C. Indian Penal Code, 1860 (45 of 1860), Section 375, 376(2)(n) – Promise to marry – Rape -- Mere fact that the parties indulged in physical relations pursuant to a promise to marry will not amount to a rape in every case - An offence u/s 375 of the IPC could only be made out, if promise of marriage was made by the accused solely with a view to obtain consent for sexual relations without having any intent of fulfilling said promise from the very beginning and that such false promise of marriage had a direct bearing on the prosecutrix giving her consent for sexual relations.

(Para 18)

Posted On: 15-02-2026
347. (P&H HC) (Reserved on :04.11.2025 Pronounced on :30.01.2026)

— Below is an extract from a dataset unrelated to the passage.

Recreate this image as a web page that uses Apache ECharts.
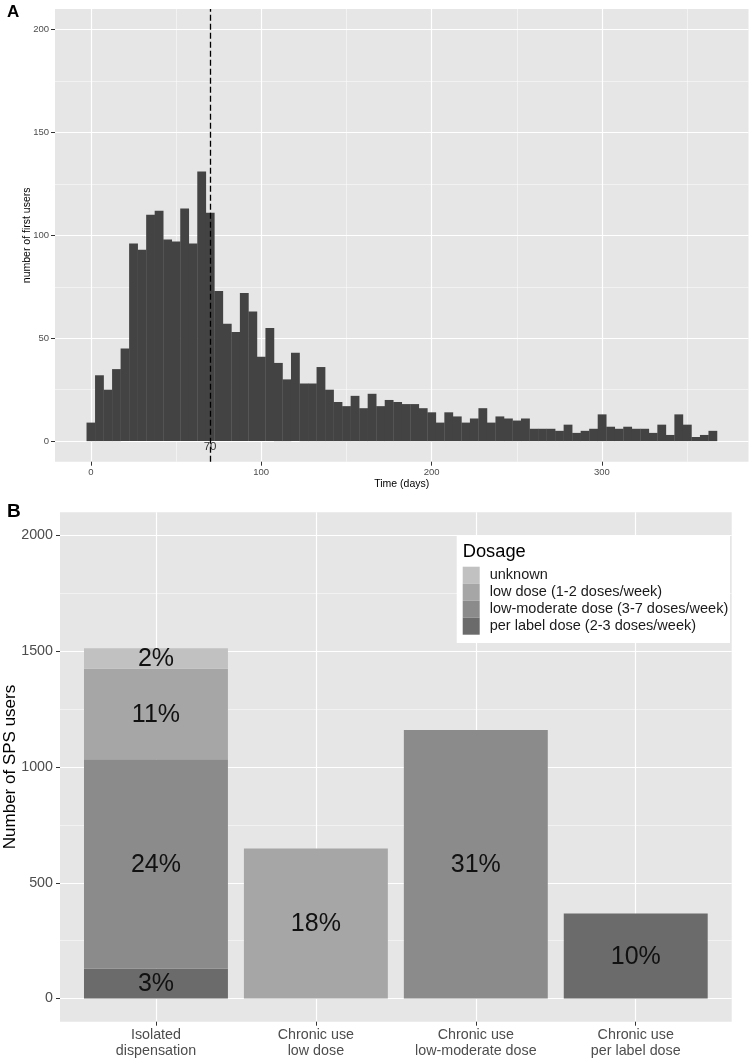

A. Punjab Security of Land Tenures Act, 1953 (10 of 1953), Section 10A(b) -- Pepsu Tenancy and Agricultural Lands Act, 1955 (13 of 1955), Section 3 -- Haryana Ceiling on Land Holdings Act, 1972 (26 of 1972), Section 12(3), 26 -- Declaration/ Vesting of Surplus land – Jurisdiction of Civil Court – An order declaring surplus area is, generally not amenable to the jurisdiction of the civil court, however, there are exceptions to this general rule -- To find out whether a civil court is barred under provisions of Section 26 of 1972 Act, the test would be whether there was a violation of 1972 Act/1953 Act/PEPSU Act committed by authorities or there was breach of natural justice -- Land was declared surplus vide orders dated 21.08.1956 and 09.06.1961 -- Possession of the land so declared surplus was never taken by the State -- In the absence of utilization, the orders declaring the land surplus in the hands of the landowner did not become operative against his rights prior to the enforcement of the 1972 Act -- Rights of major sons of the landowner had come into force prior to the utilization of the land so declared surplus -- Plaintiffs are challenging the operation and effect of those orders on account of non-utilization of the surplus land till the appointed date and effect of section 10-A(b) of 1953 Act -- Nature of the dispute raised by the plaintiff-appellants is, therefore, amenable to the jurisdiction of the civil court.

(Para 13, 14, 18)

B. Punjab Security of Land Tenures Act, 1953 (10 of 1953), Section 10A(b), 33(2)(ii) -- Haryana Ceiling on Land Holdings Act, 1972 (26 of 1972), Section 12(3) -- Declaration/ Vesting of Surplus land – 1972 Act came into force -- Re-determination of surplus area – Where land declared surplus in the hand of land-owner was not utilised by State prior to enforcement of 1972 Act, such land would not automatically vest in State – Surplus area is required to be re-determined under Section 10-A(b) of 1953 Act -- Such re-determination shall be governed by the provisions of the 1953 Act only if any of the conditions specified under Section 10-A(b) of 1953 Act had arisen prior to the enforcement of the 1972 Act -- However, if the land stood utilized prior to the enforcement of the 1972 Act by way of allotment and taking of possession, the same shall vest exclusively in the State -- Where the land has not been utilized and none of the conditions laid down under Section 10-A(b) of 1953 Act had arisen prior to the enforcement of the 1972 Act, such land shall also vest in the State from the appointed date, i.e., 24.01.1971.

(Para 19)

C. Punjab Security of Land Tenures Act, 1953 (10 of 1953), Section 10A(b), 33(2)(ii) -- Haryana Ceiling on Land Holdings Act, 1972 (26 of 1972), Section 12(3) – Declaration of Surplus land – Non-utilisation of – 1972 Act came into force -- Re-determination of surplus area – State was duty-bound to determine whether the surplus area was liable to be re-determined on account of the existence of any of the conditions enumerated under Section 10-A(b) of 1953 Act -- No such exercise undertaken by the State -- Appeal allowed, competent authority directed to determine whether any of the conditions specified under Section 10-A(b) of 1953 Act had arisen in favour of the landowner prior to the appointed date under the 1972 Act -- If such conditions are found to exist, the surplus area shall be re-determined accordingly under the 1953 Act -- In case none of the conditions specified under Section 10-A(b) are made out, the surplus land shall vest in the State.